▶ **What the exercise asks**: Your task is to quote the material that follows, in full and exactly.

▶ **Collected material**:
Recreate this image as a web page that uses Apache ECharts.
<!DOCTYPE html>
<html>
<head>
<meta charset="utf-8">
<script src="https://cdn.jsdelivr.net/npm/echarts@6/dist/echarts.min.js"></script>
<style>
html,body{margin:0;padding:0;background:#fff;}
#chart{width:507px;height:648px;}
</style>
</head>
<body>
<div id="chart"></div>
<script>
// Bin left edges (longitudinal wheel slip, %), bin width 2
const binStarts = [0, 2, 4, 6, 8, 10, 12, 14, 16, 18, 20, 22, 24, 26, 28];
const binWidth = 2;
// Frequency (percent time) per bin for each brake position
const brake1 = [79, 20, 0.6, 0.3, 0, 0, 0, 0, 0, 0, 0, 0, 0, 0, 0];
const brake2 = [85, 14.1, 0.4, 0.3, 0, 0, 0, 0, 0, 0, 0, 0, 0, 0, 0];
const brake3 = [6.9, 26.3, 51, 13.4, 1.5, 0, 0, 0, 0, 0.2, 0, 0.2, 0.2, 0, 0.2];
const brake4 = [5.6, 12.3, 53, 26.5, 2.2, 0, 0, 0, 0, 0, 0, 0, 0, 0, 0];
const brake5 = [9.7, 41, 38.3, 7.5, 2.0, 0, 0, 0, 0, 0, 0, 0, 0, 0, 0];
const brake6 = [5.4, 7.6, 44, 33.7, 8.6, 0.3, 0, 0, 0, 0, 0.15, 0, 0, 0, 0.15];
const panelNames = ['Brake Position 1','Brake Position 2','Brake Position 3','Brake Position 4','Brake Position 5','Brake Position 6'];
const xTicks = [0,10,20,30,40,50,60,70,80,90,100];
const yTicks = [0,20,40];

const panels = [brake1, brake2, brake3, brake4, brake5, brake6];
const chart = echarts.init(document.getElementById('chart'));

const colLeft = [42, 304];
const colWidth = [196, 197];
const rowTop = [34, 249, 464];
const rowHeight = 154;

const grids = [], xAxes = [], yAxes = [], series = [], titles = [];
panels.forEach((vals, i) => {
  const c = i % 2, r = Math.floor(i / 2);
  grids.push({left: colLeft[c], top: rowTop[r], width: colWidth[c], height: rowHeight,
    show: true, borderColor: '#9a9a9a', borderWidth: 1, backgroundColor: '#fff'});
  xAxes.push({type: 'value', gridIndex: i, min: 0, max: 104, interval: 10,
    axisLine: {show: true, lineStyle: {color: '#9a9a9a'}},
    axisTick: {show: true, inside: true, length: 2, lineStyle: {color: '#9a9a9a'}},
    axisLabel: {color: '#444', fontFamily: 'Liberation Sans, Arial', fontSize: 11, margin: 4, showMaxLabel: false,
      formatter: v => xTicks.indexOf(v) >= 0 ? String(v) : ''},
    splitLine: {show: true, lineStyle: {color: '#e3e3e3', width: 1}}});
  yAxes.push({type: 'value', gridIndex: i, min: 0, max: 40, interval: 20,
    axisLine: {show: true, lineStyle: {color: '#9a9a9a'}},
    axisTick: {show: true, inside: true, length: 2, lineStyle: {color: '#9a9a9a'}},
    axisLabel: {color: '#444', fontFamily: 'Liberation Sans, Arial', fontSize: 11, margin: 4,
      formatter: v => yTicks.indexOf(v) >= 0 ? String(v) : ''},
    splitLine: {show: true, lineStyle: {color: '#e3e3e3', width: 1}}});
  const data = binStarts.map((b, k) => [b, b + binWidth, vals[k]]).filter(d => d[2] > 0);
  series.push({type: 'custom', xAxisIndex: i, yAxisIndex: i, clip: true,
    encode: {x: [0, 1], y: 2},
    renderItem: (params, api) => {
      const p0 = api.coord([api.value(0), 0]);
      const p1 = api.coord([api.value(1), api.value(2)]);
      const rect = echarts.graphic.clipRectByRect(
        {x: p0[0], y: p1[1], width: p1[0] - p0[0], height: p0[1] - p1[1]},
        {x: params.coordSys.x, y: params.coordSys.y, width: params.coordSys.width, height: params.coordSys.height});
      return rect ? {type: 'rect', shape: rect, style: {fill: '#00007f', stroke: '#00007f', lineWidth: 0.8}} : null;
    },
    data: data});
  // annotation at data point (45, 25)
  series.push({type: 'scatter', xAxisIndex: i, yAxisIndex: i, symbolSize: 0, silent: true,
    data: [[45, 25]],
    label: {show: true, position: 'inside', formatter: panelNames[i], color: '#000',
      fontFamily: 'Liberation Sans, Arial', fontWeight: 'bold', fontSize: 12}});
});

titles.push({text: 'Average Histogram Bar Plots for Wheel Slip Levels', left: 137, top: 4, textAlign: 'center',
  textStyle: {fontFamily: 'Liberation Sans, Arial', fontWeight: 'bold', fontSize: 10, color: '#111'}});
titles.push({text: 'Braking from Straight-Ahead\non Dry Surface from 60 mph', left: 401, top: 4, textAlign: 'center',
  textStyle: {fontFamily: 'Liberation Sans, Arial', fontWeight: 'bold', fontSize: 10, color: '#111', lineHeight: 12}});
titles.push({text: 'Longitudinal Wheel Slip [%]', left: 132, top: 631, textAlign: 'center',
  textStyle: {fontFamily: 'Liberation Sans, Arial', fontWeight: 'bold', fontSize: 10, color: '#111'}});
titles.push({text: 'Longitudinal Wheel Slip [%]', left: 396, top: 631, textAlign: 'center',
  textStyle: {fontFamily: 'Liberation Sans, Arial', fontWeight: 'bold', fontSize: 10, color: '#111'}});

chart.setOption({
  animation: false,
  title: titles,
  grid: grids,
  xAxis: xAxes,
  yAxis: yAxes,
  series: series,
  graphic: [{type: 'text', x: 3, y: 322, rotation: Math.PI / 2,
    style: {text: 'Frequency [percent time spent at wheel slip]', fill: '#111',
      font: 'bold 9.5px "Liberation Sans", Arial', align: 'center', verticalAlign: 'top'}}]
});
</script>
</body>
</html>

▶ **Finished answer**:
Recreate this image as a web page that uses Apache ECharts.
<!DOCTYPE html>
<html>
<head>
<meta charset="utf-8">
<script src="https://cdn.jsdelivr.net/npm/echarts@6/dist/echarts.min.js"></script>
<style>
html,body{margin:0;padding:0;background:#fff;}
#chart{width:507px;height:648px;}
</style>
</head>
<body>
<div id="chart"></div>
<script>
// Bin left edges (longitudinal wheel slip, %), bin width 2
const binStarts = [0, 2, 4, 6, 8, 10, 12, 14, 16, 18, 20, 22, 24, 26, 28];
const binWidth = 2;
// Frequency (percent time) per bin for each brake position
const brake1 = [79, 20, 0.6, 0.3, 0, 0, 0, 0, 0, 0, 0, 0, 0, 0, 0];
const brake2 = [85, 14.1, 0.4, 0.3, 0, 0, 0, 0, 0, 0, 0, 0, 0, 0, 0];
const brake3 = [6.9, 26.3, 51, 13.4, 1.5, 0, 0, 0, 0, 0.2, 0, 0.2, 0.2, 0, 0.2];
const brake4 = [5.6, 12.3, 53, 26.5, 2.2, 0, 0, 0, 0, 0, 0, 0, 0, 0, 0];
const brake5 = [9.7, 41, 38.3, 7.5, 2.0, 0, 0, 0, 0, 0, 0, 0, 0, 0, 0];
const brake6 = [5.4, 7.6, 44, 33.7, 8.6, 0.3, 0, 0, 0, 0, 0.15, 0, 0, 0, 0.15];
const panelNames = ['Brake Position 1','Brake Position 2','Brake Position 3','Brake Position 4','Brake Position 5','Brake Position 6'];
const xTicks = [0,10,20,30,40,50,60,70,80,90,100];
const yTicks = [0,20,40];

const panels = [brake1, brake2, brake3, brake4, brake5, brake6];
const chart = echarts.init(document.getElementById('chart'));

const colLeft = [42, 304];
const colWidth = [196, 197];
const rowTop = [34, 249, 464];
const rowHeight = 154;

const grids = [], xAxes = [], yAxes = [], series = [], titles = [];
panels.forEach((vals, i) => {
  const c = i % 2, r = Math.floor(i / 2);
  grids.push({left: colLeft[c], top: rowTop[r], width: colWidth[c], height: rowHeight,
    show: true, borderColor: '#9a9a9a', borderWidth: 1, backgroundColor: '#fff'});
  xAxes.push({type: 'value', gridIndex: i, min: 0, max: 104, interval: 10,
    axisLine: {show: true, lineStyle: {color: '#9a9a9a'}},
    axisTick: {show: true, inside: true, length: 2, lineStyle: {color: '#9a9a9a'}},
    axisLabel: {color: '#444', fontFamily: 'Liberation Sans, Arial', fontSize: 11, margin: 4, showMaxLabel: false,
      formatter: v => xTicks.indexOf(v) >= 0 ? String(v) : ''},
    splitLine: {show: true, lineStyle: {color: '#e3e3e3', width: 1}}});
  yAxes.push({type: 'value', gridIndex: i, min: 0, max: 40, interval: 20,
    axisLine: {show: true, lineStyle: {color: '#9a9a9a'}},
    axisTick: {show: true, inside: true, length: 2, lineStyle: {color: '#9a9a9a'}},
    axisLabel: {color: '#444', fontFamily: 'Liberation Sans, Arial', fontSize: 11, margin: 4,
      formatter: v => yTicks.indexOf(v) >= 0 ? String(v) : ''},
    splitLine: {show: true, lineStyle: {color: '#e3e3e3', width: 1}}});
  const data = binStarts.map((b, k) => [b, b + binWidth, vals[k]]).filter(d => d[2] > 0);
  series.push({type: 'custom', xAxisIndex: i, yAxisIndex: i, clip: true,
    encode: {x: [0, 1], y: 2},
    renderItem: (params, api) => {
      const p0 = api.coord([api.value(0), 0]);
      const p1 = api.coord([api.value(1), api.value(2)]);
      const rect = echarts.graphic.clipRectByRect(
        {x: p0[0], y: p1[1], width: p1[0] - p0[0], height: p0[1] - p1[1]},
        {x: params.coordSys.x, y: params.coordSys.y, width: params.coordSys.width, height: params.coordSys.height});
      return rect ? {type: 'rect', shape: rect, style: {fill: '#00007f', stroke: '#00007f', lineWidth: 0.8}} : null;
    },
    data: data});
  // annotation at data point (45, 25)
  series.push({type: 'scatter', xAxisIndex: i, yAxisIndex: i, symbolSize: 0, silent: true,
    data: [[45, 25]],
    label: {show: true, position: 'inside', formatter: panelNames[i], color: '#000',
      fontFamily: 'Liberation Sans, Arial', fontWeight: 'bold', fontSize: 12}});
});

titles.push({text: 'Average Histogram Bar Plots for Wheel Slip Levels', left: 137, top: 4, textAlign: 'center',
  textStyle: {fontFamily: 'Liberation Sans, Arial', fontWeight: 'bold', fontSize: 10, color: '#111'}});
titles.push({text: 'Braking from Straight-Ahead\non Dry Surface from 60 mph', left: 401, top: 4, textAlign: 'center',
  textStyle: {fontFamily: 'Liberation Sans, Arial', fontWeight: 'bold', fontSize: 10, color: '#111', lineHeight: 12}});
titles.push({text: 'Longitudinal Wheel Slip [%]', left: 132, top: 631, textAlign: 'center',
  textStyle: {fontFamily: 'Liberation Sans, Arial', fontWeight: 'bold', fontSize: 10, color: '#111'}});
titles.push({text: 'Longitudinal Wheel Slip [%]', left: 396, top: 631, textAlign: 'center',
  textStyle: {fontFamily: 'Liberation Sans, Arial', fontWeight: 'bold', fontSize: 10, color: '#111'}});

chart.setOption({
  animation: false,
  title: titles,
  grid: grids,
  xAxis: xAxes,
  yAxis: yAxes,
  series: series,
  graphic: [{type: 'text', x: 3, y: 322, rotation: Math.PI / 2,
    style: {text: 'Frequency [percent time spent at wheel slip]', fill: '#111',
      font: 'bold 9.5px "Liberation Sans", Arial', align: 'center', verticalAlign: 'top'}}]
});
</script>
</body>
</html>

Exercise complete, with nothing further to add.